━━━ Records for the task ━━━

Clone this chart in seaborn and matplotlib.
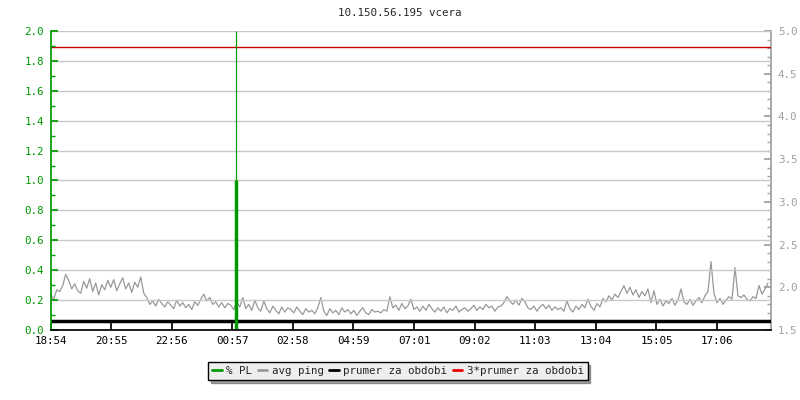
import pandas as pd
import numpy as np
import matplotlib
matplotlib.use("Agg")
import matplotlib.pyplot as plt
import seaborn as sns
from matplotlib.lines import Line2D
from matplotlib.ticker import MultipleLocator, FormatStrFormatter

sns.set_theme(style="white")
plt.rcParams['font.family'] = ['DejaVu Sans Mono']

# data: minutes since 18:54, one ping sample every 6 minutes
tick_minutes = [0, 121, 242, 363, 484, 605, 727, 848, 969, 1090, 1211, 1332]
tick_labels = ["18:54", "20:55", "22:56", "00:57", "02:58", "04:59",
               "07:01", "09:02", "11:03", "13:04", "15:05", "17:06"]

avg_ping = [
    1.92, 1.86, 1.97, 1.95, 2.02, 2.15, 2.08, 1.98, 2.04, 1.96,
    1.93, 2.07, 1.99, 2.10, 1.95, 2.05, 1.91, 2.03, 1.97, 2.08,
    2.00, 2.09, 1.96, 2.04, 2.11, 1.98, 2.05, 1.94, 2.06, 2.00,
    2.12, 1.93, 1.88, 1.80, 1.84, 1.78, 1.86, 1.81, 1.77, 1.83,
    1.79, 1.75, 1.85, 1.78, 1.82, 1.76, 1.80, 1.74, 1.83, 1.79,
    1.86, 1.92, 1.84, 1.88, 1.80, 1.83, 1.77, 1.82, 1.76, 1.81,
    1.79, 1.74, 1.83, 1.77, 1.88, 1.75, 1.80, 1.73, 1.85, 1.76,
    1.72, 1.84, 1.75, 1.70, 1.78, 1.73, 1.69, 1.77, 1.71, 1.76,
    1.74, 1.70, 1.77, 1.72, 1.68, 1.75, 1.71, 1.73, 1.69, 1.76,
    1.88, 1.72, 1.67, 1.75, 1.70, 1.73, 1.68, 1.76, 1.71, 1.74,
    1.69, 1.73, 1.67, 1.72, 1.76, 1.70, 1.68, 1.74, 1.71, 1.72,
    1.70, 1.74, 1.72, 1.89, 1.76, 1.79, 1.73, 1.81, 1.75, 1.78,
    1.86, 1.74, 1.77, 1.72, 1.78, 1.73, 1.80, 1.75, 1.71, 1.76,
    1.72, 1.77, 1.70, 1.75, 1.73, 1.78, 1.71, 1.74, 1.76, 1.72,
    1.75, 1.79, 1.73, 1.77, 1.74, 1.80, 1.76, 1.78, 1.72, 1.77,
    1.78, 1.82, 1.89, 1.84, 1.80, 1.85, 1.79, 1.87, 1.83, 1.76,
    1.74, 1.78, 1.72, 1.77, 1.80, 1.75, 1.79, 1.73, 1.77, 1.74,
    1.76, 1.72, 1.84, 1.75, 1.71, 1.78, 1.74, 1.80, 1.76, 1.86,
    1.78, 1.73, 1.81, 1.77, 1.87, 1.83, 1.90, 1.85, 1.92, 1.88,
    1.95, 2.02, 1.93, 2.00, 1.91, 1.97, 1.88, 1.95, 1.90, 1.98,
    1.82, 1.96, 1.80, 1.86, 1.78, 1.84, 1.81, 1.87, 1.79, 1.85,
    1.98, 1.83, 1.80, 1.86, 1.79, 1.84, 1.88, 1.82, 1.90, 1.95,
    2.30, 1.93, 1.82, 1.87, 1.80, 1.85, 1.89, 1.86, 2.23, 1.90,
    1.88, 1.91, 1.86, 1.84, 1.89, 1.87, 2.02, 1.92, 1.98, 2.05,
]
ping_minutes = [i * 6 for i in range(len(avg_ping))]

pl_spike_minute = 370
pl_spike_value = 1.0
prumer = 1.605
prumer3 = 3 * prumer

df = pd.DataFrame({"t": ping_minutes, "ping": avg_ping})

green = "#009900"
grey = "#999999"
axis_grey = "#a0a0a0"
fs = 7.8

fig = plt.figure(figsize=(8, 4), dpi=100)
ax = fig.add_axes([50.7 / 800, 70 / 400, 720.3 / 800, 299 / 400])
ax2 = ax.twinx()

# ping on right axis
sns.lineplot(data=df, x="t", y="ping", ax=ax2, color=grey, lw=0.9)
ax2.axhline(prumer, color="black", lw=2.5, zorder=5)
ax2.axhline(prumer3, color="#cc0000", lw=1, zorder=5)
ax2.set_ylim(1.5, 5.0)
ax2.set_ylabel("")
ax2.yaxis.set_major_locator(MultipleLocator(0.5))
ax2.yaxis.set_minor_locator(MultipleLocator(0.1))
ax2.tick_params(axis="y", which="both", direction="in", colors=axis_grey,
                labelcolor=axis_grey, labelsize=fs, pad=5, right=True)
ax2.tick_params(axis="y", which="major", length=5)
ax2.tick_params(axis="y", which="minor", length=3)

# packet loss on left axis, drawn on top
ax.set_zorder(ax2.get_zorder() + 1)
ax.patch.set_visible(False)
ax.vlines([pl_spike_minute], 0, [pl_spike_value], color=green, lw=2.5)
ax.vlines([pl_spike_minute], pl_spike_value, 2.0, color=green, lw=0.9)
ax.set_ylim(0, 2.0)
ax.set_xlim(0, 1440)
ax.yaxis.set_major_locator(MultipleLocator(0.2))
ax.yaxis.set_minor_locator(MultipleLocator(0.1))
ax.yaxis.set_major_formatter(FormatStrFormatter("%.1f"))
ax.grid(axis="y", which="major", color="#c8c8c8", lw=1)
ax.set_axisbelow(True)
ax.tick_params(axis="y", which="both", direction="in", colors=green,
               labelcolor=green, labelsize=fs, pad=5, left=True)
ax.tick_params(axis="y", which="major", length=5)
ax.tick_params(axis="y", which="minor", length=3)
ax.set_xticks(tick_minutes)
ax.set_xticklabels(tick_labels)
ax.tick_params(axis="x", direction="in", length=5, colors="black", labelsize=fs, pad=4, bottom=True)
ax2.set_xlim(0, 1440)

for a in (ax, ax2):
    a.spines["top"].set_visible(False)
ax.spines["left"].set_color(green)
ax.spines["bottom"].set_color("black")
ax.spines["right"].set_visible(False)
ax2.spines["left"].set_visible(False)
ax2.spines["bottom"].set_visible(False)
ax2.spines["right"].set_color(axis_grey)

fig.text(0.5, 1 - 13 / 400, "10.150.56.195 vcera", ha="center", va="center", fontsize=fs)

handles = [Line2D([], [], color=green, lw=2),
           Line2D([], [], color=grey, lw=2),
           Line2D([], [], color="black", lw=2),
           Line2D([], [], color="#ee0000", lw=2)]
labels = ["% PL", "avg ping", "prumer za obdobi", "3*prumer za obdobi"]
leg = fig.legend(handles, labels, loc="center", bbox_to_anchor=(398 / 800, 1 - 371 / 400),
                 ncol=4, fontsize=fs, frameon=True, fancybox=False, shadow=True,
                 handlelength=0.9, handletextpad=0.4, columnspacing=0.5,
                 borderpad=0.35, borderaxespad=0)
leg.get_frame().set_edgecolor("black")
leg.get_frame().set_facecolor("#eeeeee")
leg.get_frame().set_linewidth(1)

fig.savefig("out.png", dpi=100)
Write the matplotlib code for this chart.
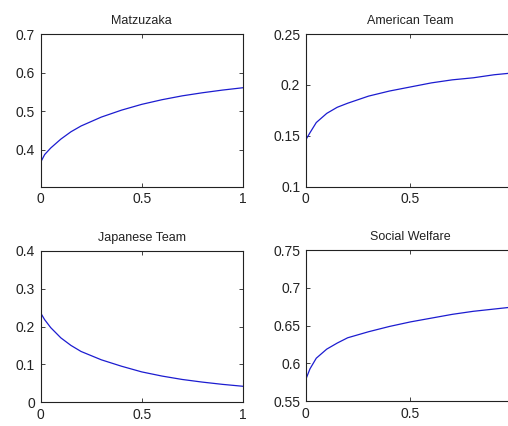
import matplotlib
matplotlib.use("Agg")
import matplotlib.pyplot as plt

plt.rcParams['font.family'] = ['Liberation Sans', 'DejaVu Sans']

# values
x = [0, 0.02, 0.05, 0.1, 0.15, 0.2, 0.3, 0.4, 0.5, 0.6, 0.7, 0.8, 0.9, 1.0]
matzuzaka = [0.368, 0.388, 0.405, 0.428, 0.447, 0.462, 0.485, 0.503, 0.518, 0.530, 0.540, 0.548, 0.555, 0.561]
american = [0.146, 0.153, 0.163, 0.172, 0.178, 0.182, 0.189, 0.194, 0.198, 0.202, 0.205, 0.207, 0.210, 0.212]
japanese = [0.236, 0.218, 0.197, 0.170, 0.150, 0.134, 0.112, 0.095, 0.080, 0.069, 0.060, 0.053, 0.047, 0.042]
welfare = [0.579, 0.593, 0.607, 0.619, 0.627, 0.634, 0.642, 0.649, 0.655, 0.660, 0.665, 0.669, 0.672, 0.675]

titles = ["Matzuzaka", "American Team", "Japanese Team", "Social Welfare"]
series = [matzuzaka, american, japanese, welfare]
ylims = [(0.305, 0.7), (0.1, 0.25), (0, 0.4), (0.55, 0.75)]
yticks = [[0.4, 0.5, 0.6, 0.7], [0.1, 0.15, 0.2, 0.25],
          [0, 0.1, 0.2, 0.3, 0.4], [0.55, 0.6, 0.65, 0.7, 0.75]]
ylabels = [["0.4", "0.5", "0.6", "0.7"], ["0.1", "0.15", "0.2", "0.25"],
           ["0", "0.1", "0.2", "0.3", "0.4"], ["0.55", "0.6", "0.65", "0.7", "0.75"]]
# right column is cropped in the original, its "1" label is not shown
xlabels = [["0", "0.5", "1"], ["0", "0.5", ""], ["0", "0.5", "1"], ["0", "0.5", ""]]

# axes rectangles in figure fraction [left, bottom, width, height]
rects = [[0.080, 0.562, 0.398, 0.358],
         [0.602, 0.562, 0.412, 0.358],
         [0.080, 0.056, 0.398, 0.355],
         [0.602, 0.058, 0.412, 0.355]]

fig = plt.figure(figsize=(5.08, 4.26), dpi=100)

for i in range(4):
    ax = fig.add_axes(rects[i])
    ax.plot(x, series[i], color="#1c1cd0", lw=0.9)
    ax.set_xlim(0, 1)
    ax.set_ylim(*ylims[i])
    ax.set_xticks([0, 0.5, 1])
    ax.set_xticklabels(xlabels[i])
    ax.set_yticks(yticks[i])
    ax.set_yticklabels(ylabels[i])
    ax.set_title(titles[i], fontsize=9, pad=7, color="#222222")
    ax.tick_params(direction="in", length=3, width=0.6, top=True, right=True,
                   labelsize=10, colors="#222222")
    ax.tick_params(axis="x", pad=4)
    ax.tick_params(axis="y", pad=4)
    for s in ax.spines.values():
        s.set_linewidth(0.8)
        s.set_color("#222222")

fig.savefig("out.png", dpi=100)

━━━

Exactly as they appear, write out the lines from the one containing "Write the matplotlib code for this chart." down to the one containing "plt.rcParams['font.family'] = ['Liberation", both included. Pictures are left out.

- _Answer to the exercise_
Write the matplotlib code for this chart.
import matplotlib
matplotlib.use("Agg")
import matplotlib.pyplot as plt

plt.rcParams['font.family'] = ['Liberation Sans', 'DejaVu Sans']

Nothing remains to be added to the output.